Transparency: A special post-performance Q & A
Co-presented with the Seymour Centre at the University of Sydney

Transparency is a bold new Australian play by outstanding writer Suzie Miller and is the first self-produced show that the Seymour has presented in its 30 year history. Part thriller, part social-drama, Transparency tells the story of Simon, a man who, as a child, committed a terrible crime. The play follows his journey as an adult trying to live an honest life under an assumed identity when no one, not even his wife, knows his true history.
Powerfully written, thought-provoking and deeply moving Transparency was the recipient of the Kit Denton award for brave and courageous writing in 2009. Its World Premiere at the Belfast Festival by the prestigious Ransom Theatre Company garnered extraordinary reviews and provoked much public debate. In Transparency, Miller, a playwright and former lawyer, intelligently investigates the difficulties of criminal rehabilitation and asks whether it is possible to live an honest life whilst maintaining a fundamental deceit.
The Seymour’s production, presented in association with Riverside Productions, will be its Australian Premiere. As part of the University of Sydney, the Seymour seeks to present works that are not only great entertainment but that also provoke enquiry.
Sydney Ideas is pleased to partner with the Seymour Centre and Sydney Law School to present a special Q&A event following the performance on 13 September 2011. Suzie Miller will be joined on stage by Sydney Law Lecturer, Tanya Mitchell to discuss the plays central theme of criminal rehabilitation.
Suzie Miller is a multi-award winning British/Australian playwright and former lawyer.

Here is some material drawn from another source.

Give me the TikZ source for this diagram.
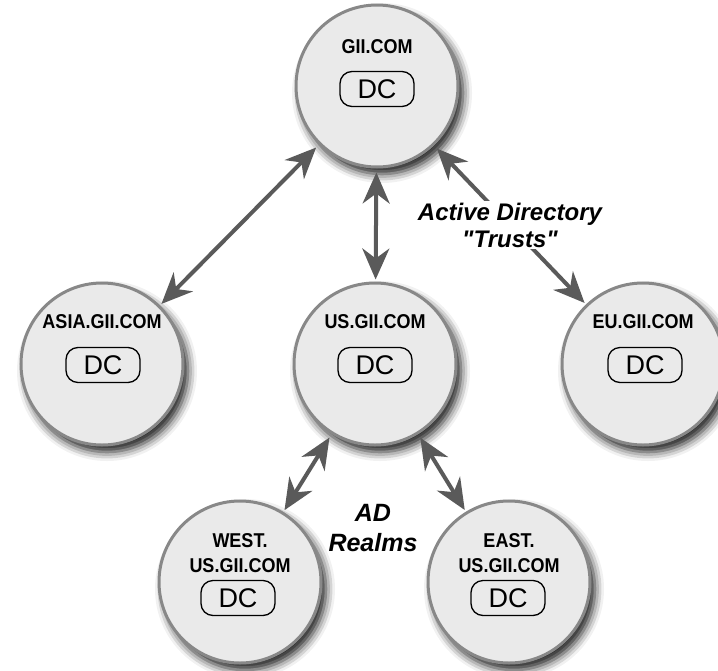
\documentclass[tikz,border=0pt]{standalone}
\usepackage{fontspec}
\usetikzlibrary{arrows.meta,shadows.blur,calc}
\newfontfamily\namefont[FakeStretch=0.9]{Liberation Sans}
\newfontfamily\dcfont{Liberation Sans}
\definecolor{discfill}{HTML}{EAEAEA}
\definecolor{discrim}{HTML}{888888}
\definecolor{linkgray}{HTML}{5A5A5A}
\tikzset{
  domdisc/.style={circle, minimum size=162pt, inner sep=0pt, fill=discfill,
    draw=discrim, line width=3pt,
    blur shadow={shadow xshift=5pt, shadow yshift=-7pt, shadow blur radius=9pt, shadow opacity=90}},
  domname/.style={inner sep=0pt, align=center, font=\namefont\bfseries\fontsize{20}{25}\selectfont},
  dcbox/.style={draw=black, line width=1.3pt, rounded corners=12pt, fill=discfill,
    minimum width=74pt, minimum height=35pt, inner sep=0pt,
    font=\dcfont\fontsize{27}{27}\selectfont},
  trustlink/.style={draw=linkgray, line width=4pt,
    {Stealth[length=31pt,width=27pt,inset=10pt]}-{Stealth[length=31pt,width=27pt,inset=10pt]},
    shorten <=4pt, shorten >=2pt},
  notetext/.style={align=center, inner sep=2pt,
    font=\dcfont\bfseries\itshape\fontsize{24}{27}\selectfont}
}
\begin{document}
\begin{tikzpicture}[x=1pt, y=-1pt]
\useasboundingbox (0,0) rectangle (718,670);

% domain discs
\node[domdisc] (gii)  at (377,86)  {};
\node[domdisc] (asia) at (102,364) {};
\node[domdisc] (us)   at (375,364) {};
\node[domdisc] (eu)   at (643,364) {};
\node[domdisc] (west) at (240,582) {};
\node[domdisc] (east) at (509,582) {};

% domain names and controllers
\node[domname] (giiname)  at (377,47)  {GII.COM};
\node[dcbox]   (giidc)    at (377,89)  {DC};
\node[domname] (asianame) at (102,322) {ASIA.GII.COM};
\node[dcbox]   (asiadc)   at (103,365) {DC};
\node[domname] (usname)   at (375,322) {US.GII.COM};
\node[dcbox]   (usdc)     at (375,365) {DC};
\node[domname] (euname)   at (643,322) {EU.GII.COM};
\node[dcbox]   (eudc)     at (645,365) {DC};
\node[domname] (westname) at (240,553) {WEST.\\US.GII.COM};
\node[dcbox]   (westdc)   at (238,598) {DC};
\node[domname] (eastname) at (509,553) {EAST.\\US.GII.COM};
\node[dcbox]   (eastdc)   at (508,598) {DC};

% trust links
\draw[trustlink] (gii) -- (asia);
\draw[trustlink] (gii) -- (us);
\draw[trustlink] (gii) -- node[notetext, fill=white] (trusts) {Active Directory\\"Trusts"} (eu);
\draw[trustlink] (us) -- (west);
\draw[trustlink] (us) -- (east);

\node[notetext, font=\dcfont\bfseries\itshape\fontsize{25}{30}\selectfont] (realms) at (373,528) {AD\\Realms};
\end{tikzpicture}
\end{document}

She is a graduate of the Playwrights Studio at the Australian National Institute of Dramatic Arts (2000), has a Masters degree in Theatre & Film, and amongst other awards and nominations has won the 2008 National Kit Denton Fellowship for writing with courage; shortlisted for the 2010 Australian Writers Guild Award for drama; the Griffin Award 2009; Winner of Inscription 2009; and 2006: mentored by Edward Albee 2009; Winner 2008 New York Fringe Festival ‘Overall Excellence Award for Outstanding Playwriting’: 2005 Theatrelab award, and has been shortlisted for various Premiers’ awards and AWGIES (Writers Guild awards).
Tanya Mitchell is a lecturer in criminal law at the Sydney Law School, University of Sydney. She has been admitted as a Legal Practitioner to the Supreme Courts of SA and NSW. Her experience is not limited to private practice. She worked for the Aboriginal Legal Service as a Senior Solicitor-Advocate for 5 years (including working with the North Australian Aboriginal Justice Agency based in East Arnhem Land). In 2006, she returned to South Australia to work as an investigator on the Children in State Care Commission of Inquiry into the sexual abuse of children in State Care under the auspices of the Honourable Mullighan QC.